FdbValuesIter is defined like this:

/// An iterator of keyvalues owned by a foundationDB future
pub struct FdbValuesIter {
    f: Rc<FdbFutureHandle>,
    keyvalues: *const fdb_sys::FDBKeyValue,
    len: i32,
    pos: i32,
}

and the first two fields are the one not Send able. Could you help me fix it? I tried the Arc<Mutex<>> technique, without luck. Thanks in advance :smiley:

PierreZ avatar Apr 13 '21 19:04 PierreZ

Hi,

Nice work 👏

About the Send issue, I see 2 ways to try to fix it :

  1. Very simple: maybe FdbValuesIter and FdbValue should contains an Arc<FdbFutureHandle>. Then you are allowed to add unsafe impl Send for FdbValuesIter {} and unsafe impl Send for FdbValue {}. The lifetime of *const fdb_sys::FDBKeyValue is the same as the handle.
  2. Return a non Send future: don't use #[async_recursive attribute] and write the workaround yourself (wrapper method that box the future to have a finite stack size).

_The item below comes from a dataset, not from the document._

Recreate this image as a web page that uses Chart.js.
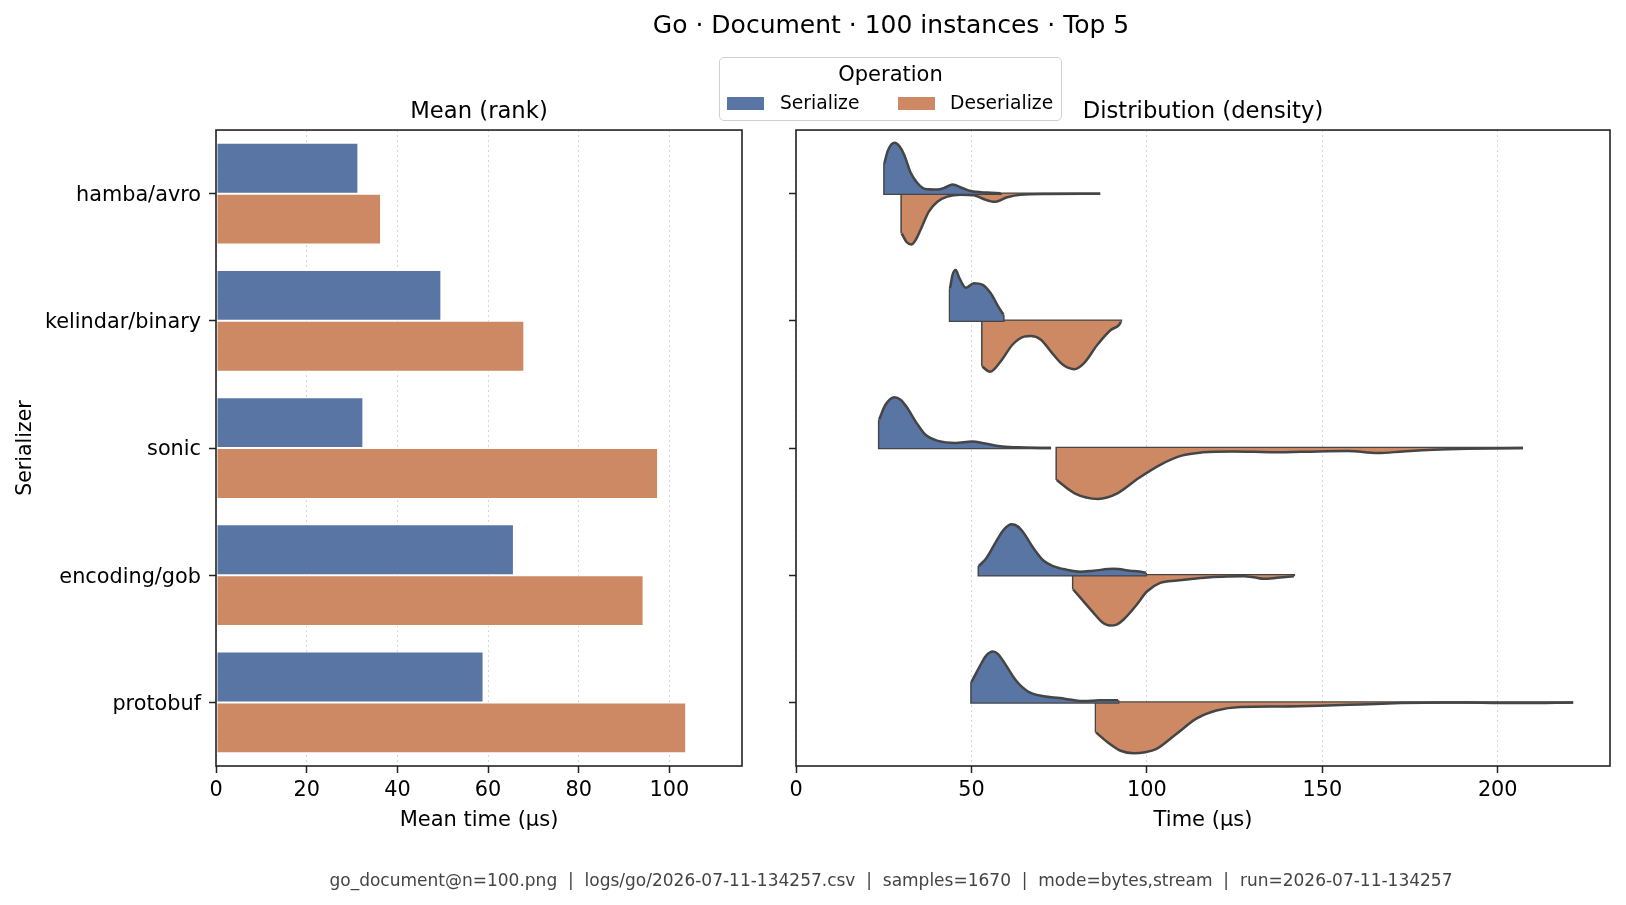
<!DOCTYPE html>
<html>
<head>
<meta charset="utf-8">
<title>Go · Document · 100 instances · Top 5</title>
<script src="https://cdn.jsdelivr.net/npm/chart.js@4.4.1/dist/chart.umd.min.js"></script>
<style>
  body { margin: 0; background: #fff; font-family: 'DejaVu Sans', sans-serif; color: #000; }
  #page { position: relative; width: 1626px; height: 905px; overflow: hidden; background: #fff; }
  .panel { position: absolute; top: 0; height: 905px; }
  #suptitle { position: absolute; left: 391px; width: 1000px; top: 10px; text-align: center; font-size: 25px; line-height: 30px; }
  #footer { position: absolute; left: 191px; width: 1400px; top: 870px; text-align: center; font-size: 17px; line-height: 20px; color: #444; white-space: pre; }
  #legend { position: absolute; left: 719px; top: 57px; width: 341px; height: 62px; border: 1px solid #d0d0d0; border-radius: 5px; background: rgba(255,255,255,0.8); }
  #legend .head { position: absolute; left: 0; width: 100%; top: 4px; text-align: center; font-size: 21px; line-height: 24px; }
  #legend .sw { position: absolute; top: 39px; width: 37px; height: 13px; }
  #legend .lab { position: absolute; top: 34px; font-size: 18.7px; line-height: 22px; }
</style>
</head>
<body>
<div id="page">
  <div class="panel" style="left:0;width:760px"><canvas id="meanChart"></canvas></div>
  <div class="panel" style="left:760px;width:866px"><canvas id="densChart"></canvas></div>
  <div id="suptitle">Go · Document · 100 instances · Top 5</div>
  <div id="legend">
    <div class="head">Operation</div>
    <div class="sw" style="left:7px;background:#5875a4"></div>
    <div class="lab" style="left:60px">Serialize</div>
    <div class="sw" style="left:178px;background:#cc8963"></div>
    <div class="lab" style="left:230px">Deserialize</div>
  </div>
  <div id="footer">go_document@n=100.png  |  logs/go/2026-07-11-134257.csv  |  samples=1670  |  mode=bytes,stream  |  run=2026-07-11-134257</div>
</div>
<script>
const serializers = ['hamba/avro', 'kelindar/binary', 'sonic', 'encoding/gob', 'protobuf'];
const operations = ['Serialize', 'Deserialize'];

// mean time per serializer (µs)
const meanSerialize = [31.4, 49.7, 32.5, 65.7, 59.0];
const meanDeserialize = [36.4, 68.0, 97.5, 94.3, 103.7];

const meanTicks = [0, 20, 40, 60, 80, 100];
const timeTicks = [0, 50, 100, 150, 200];

// density curves: [time µs, relative width (1 = widest)]
const avroSer = [[25.2,0.60],[26.2,0.85],[28.1,1.0],[29.5,0.93],[30.8,0.77],[32.7,0.41],[34.6,0.21],[36.9,0.09],[40.3,0.08],[42.5,0.12],[44.6,0.18],[47.4,0.11],[49.8,0.05],[54.5,0.02],[58.3,0.01]];
const avroDeser = [[30.1,0.78],[31.5,0.95],[32.9,1.0],[34.2,0.9],[35.5,0.71],[37.9,0.35],[40.3,0.16],[43.1,0.06],[46.9,0.02],[50.7,0.03],[53.6,0.11],[56.6,0.16],[60.2,0.07],[64.0,0.02],[72.0,0.005],[86.7,0.0]];
const kelindarSer = [[43.9,0.64],[44.6,0.9],[45.5,1.0],[46.5,0.85],[48.4,0.65],[50.7,0.74],[53.1,0.71],[55.5,0.54],[57.4,0.31],[59.1,0.12]];
const kelindarDeser = [[53.1,0.90],[55.3,1.0],[58.3,0.80],[61.7,0.47],[65.0,0.31],[66.9,0.30],[69.8,0.37],[72.6,0.60],[76.0,0.86],[79.3,0.95],[82.1,0.83],[85.9,0.47],[89.7,0.18],[92.1,0.08],[92.6,0.02]];
const sonicSer = [[23.7,0.56],[25.5,0.85],[28.1,1.0],[29.8,0.95],[31.4,0.82],[34.4,0.49],[36.9,0.26],[40.5,0.14],[45.4,0.10],[50.2,0.13],[53.9,0.09],[58.8,0.03],[64.8,0.01],[72.7,0.0]];
const sonicDeser = [[74.3,0.63],[79.4,0.89],[86.1,1.0],[91.6,0.89],[97.7,0.59],[103.8,0.33],[109.9,0.15],[115.9,0.085],[124.5,0.066],[136.6,0.085],[148.8,0.066],[157.3,0.06],[165.8,0.10],[173.1,0.066],[181.6,0.033],[191.4,0.013],[207.2,0.0]];
const gobSer = [[52.1,0.18],[54.3,0.34],[57.1,0.67],[59.3,0.9],[61.4,1.0],[63.2,0.96],[64.8,0.84],[67.6,0.54],[70.5,0.29],[73.3,0.18],[77.1,0.11],[81.0,0.07],[84.8,0.09],[90.5,0.125],[95.2,0.09],[99.0,0.06],[99.7,0.05]];
const gobDeser = [[79.0,0.28],[81.9,0.51],[84.8,0.74],[87.2,0.92],[89.5,0.99],[91.4,0.97],[93.3,0.875],[97.1,0.58],[100.0,0.32],[103.8,0.15],[108.6,0.105],[113.3,0.07],[118.1,0.04],[122.9,0.026],[127.6,0.02],[130.5,0.04],[133.3,0.07],[137.1,0.05],[141.9,0.02]];
const protobufSer = [[50.0,0.40],[52.3,0.70],[54.2,0.92],[56.1,1.0],[57.6,0.95],[59.2,0.80],[62.6,0.44],[66.0,0.22],[70.6,0.12],[75.2,0.086],[78.6,0.05],[82.0,0.026],[86.6,0.04],[91.8,0.04]];
const protobufDeser = [[85.5,0.59],[88.9,0.79],[92.5,0.95],[96.3,1.0],[99.5,0.98],[102.6,0.92],[108.4,0.62],[114.1,0.32],[119.8,0.16],[126.7,0.09],[138.1,0.08],[149.5,0.066],[161.0,0.04],[172.4,0.013],[183.9,0.0],[195.3,0.007],[206.8,0.013],[221.5,0.0]];

const serCurves = [avroSer, kelindarSer, sonicSer, gobSer, protobufSer];
const deserCurves = [avroDeser, kelindarDeser, sonicDeser, gobDeser, protobufDeser];

const SER = '#5875a4';
const DESER = '#cc8963';
const EDGE = '#454545';
const HALF = 0.4;   // max half-width of a violin, in category units

Chart.defaults.font.family = "'DejaVu Sans', sans-serif";
Chart.defaults.color = '#000';
Chart.defaults.animation = false;

// box around the plot area like matplotlib spines
const frame = {
  id: 'frame',
  afterDatasetsDraw(chart) {
    const {ctx, chartArea: a} = chart;
    ctx.save();
    ctx.strokeStyle = '#222';
    ctx.lineWidth = 1.6;
    ctx.strokeRect(a.left, a.top, a.right - a.left, a.bottom - a.top);
    ctx.restore();
  }
};

const tickGrid = {drawOnChartArea: false, offset: false, tickLength: 7, tickColor: '#222', tickWidth: 1.5};
const xGrid = {color: '#d6d6d6', lineWidth: 1, tickLength: 7, tickColor: '#222', tickWidth: 1.5};

const titleOpts = (text) => ({
  display: true, text: text, color: '#000', fullSize: false,
  font: {size: 22.7, weight: 'normal'},
  padding: {top: 98, bottom: 4.8}
});

new Chart(document.getElementById('meanChart'), {
  type: 'bar',
  data: {
    labels: serializers,
    datasets: [
      {label: operations[0], data: meanSerialize, backgroundColor: SER, borderColor: '#fff', borderWidth: 1, borderSkipped: false, categoryPercentage: 0.8, barPercentage: 1},
      {label: operations[1], data: meanDeserialize, backgroundColor: DESER, borderColor: '#fff', borderWidth: 1, borderSkipped: false, categoryPercentage: 0.8, barPercentage: 1}
    ]
  },
  options: {
    indexAxis: 'y',
    responsive: true,
    maintainAspectRatio: false,
    events: [],
    layout: {padding: {left: 0, right: 18, top: 0, bottom: 59}},
    plugins: {
      legend: {display: false},
      tooltip: {enabled: false},
      title: titleOpts('Mean (rank)')
    },
    scales: {
      y: {
        grid: tickGrid,
        border: {display: false},
        ticks: {font: {size: 20.8}, padding: 8, labelOffset: 2, color: '#000'},
        title: {display: true, text: 'Serializer', font: {size: 20.5}, padding: {top: 13}, color: '#000'},
        afterFit(s) { s.width = 216; }
      },
      x: {
        type: 'linear',
        min: 0,
        max: 116,
        grid: xGrid,
        border: {display: false, dash: [2, 3]},
        ticks: {font: {size: 20.8}, padding: 5, color: '#000'},
        afterBuildTicks(s) { s.ticks = meanTicks.map(v => ({value: v})); },
        title: {display: true, text: 'Mean time (µs)', font: {size: 21}, padding: {bottom: 13}, color: '#000'},
        afterFit(s) { s.height = 80; }
      }
    }
  },
  plugins: [frame]
});

function halfViolin(curve, row, dir, color) {
  const pts = curve.map(p => ({x: p[0], y: row + dir * HALF * p[1]}));
  const first = curve[0], last = curve[curve.length - 1];
  return [
    {data: pts, fill: {value: row}, backgroundColor: color, borderColor: EDGE, borderWidth: 2.5,
     cubicInterpolationMode: 'monotone', pointRadius: 0},
    {data: [pts[0], {x: first[0], y: row}, {x: last[0], y: row}, pts[pts.length - 1]],
     fill: false, borderColor: EDGE, borderWidth: 2.5, tension: 0, pointRadius: 0}
  ];
}

const densSets = [];
serializers.forEach((name, i) => {
  densSets.push(...halfViolin(serCurves[i], i, -1, SER));
  densSets.push(...halfViolin(deserCurves[i], i, 1, DESER));
});

new Chart(document.getElementById('densChart'), {
  type: 'line',
  data: {datasets: densSets},
  options: {
    responsive: true,
    maintainAspectRatio: false,
    events: [],
    layout: {padding: {left: 0, right: 16, top: 0, bottom: 59}},
    plugins: {
      legend: {display: false},
      tooltip: {enabled: false},
      title: titleOpts('Distribution (density)')
    },
    scales: {
      y: {
        type: 'linear',
        min: -0.5,
        max: 4.5,
        reverse: true,
        grid: tickGrid,
        border: {display: false},
        ticks: {callback: () => ''},
        afterBuildTicks(s) { s.ticks = serializers.map((c, i) => ({value: i})); },
        afterFit(s) { s.width = 36; }
      },
      x: {
        type: 'linear',
        min: 0,
        max: 232,
        grid: xGrid,
        border: {display: false, dash: [2, 3]},
        ticks: {font: {size: 20.8}, padding: 5, color: '#000'},
        afterBuildTicks(s) { s.ticks = timeTicks.map(v => ({value: v})); },
        title: {display: true, text: 'Time (µs)', font: {size: 21}, padding: {bottom: 13}, color: '#000'},
        afterFit(s) { s.height = 80; }
      }
    }
  },
  plugins: [frame]
});
</script>
</body>
</html>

I would personally go for 1 I think.

Speedy37 avatar Apr 13 '21 20:04 Speedy37

Hi,

Nice work clap

About the Send issue, I see 2 ways to try to fix it :

1. Very simple: maybe `FdbValuesIter` and `FdbValue` should contains an `Arc<FdbFutureHandle>`. Then you are allowed to add `unsafe impl Send for FdbValuesIter {}` and `unsafe impl Send for FdbValue {}`. The lifetime of `*const fdb_sys::FDBKeyValue` is the same as the handle.

2. Return a non Send future: don't use `#[async_recursive attribute]` and write the workaround yourself (wrapper method that box the future to have a finite stack size).

I would personally go for 1 I think.

Thanks a lot @Speedy37, option 1 worked perfectly :rocket:

PierreZ avatar Apr 14 '21 08:04 PierreZ

I finished my first iteration of backporting Flow´s code, now I´m working on making tests passes :smile:

PierreZ avatar Apr 16 '21 14:04 PierreZ

Most of my tests are passing on most seeds, except when I'm using the DirectoryPartitions. I'm struggling to find the problem here for now, keep digging

PierreZ avatar May 08 '21 13:05 PierreZ

Still digging :disappointed: I am experiencing quite some difficulties fixing the last bugs, as fixing one seed is creating new bugs in seeds that used to pass :tongue:

Most of my mistakes seems to be related to:

  • layer (sometimes I cannot find the layer under the right key). I tried removing every clear from my implementation, without luck
  • DirectoryPartition (exists and list are failing most of the time), due to path's manipulation between the directory Partition/Subspace/Layer. I'm backporting this class from Flow/C++ but I must admit my C++ is even more rusty than my rust :smiley: I'm not sure if the DirectoryPartition is used a lot, but we cannot disable it from the bindingtester.

I could use some help :innocent: If someone is willing to help me, I've marked some faulty seeds here.

PierreZ avatar Jun 06 '21 17:06 PierreZ

Unblocked, thanks to @Geal :tada:

Got a dedicated computer searching for faulty seed with 10k ops. I will fix them and cleanup the code :smile:

PierreZ avatar Jun 21 '21 07:06 PierreZ

The bindingtester have been running for 24h+ with 10k ops without finding a faulty seed :smile:

I squashed the commits, ready to be reviewed :tada:

As mentionned before, I tried to be as close as possible from the Flow code, but it can be changed.

PierreZ avatar Jun 24 '21 11:06 PierreZ

I was looking for this functionality today. I see that was a large amount of work. Has been in review for nearly a year. What would be next step for the merge?

pierrebelzile avatar Jun 06 '22 19:06 pierrebelzile

I was looking for this functionality today. I see that was a large amount of work. Has been in review for nearly a year. What would be next step for the merge?

Hi @pierrebelzile :wave:

Please note that the development of the crate has moved to the dedicated Github org. The fork is including the directory feature, and several others. Support for FDB 7.1 is also on its way.

More info can be found here on why we had to hard fork can be found here.

PierreZ avatar Jun 07 '22 06:06 PierreZ

Thanks. Can't believe I missed that. Great news and thanks for the work! :)

pierrebelzile avatar Jun 07 '22 14:06 pierrebelzile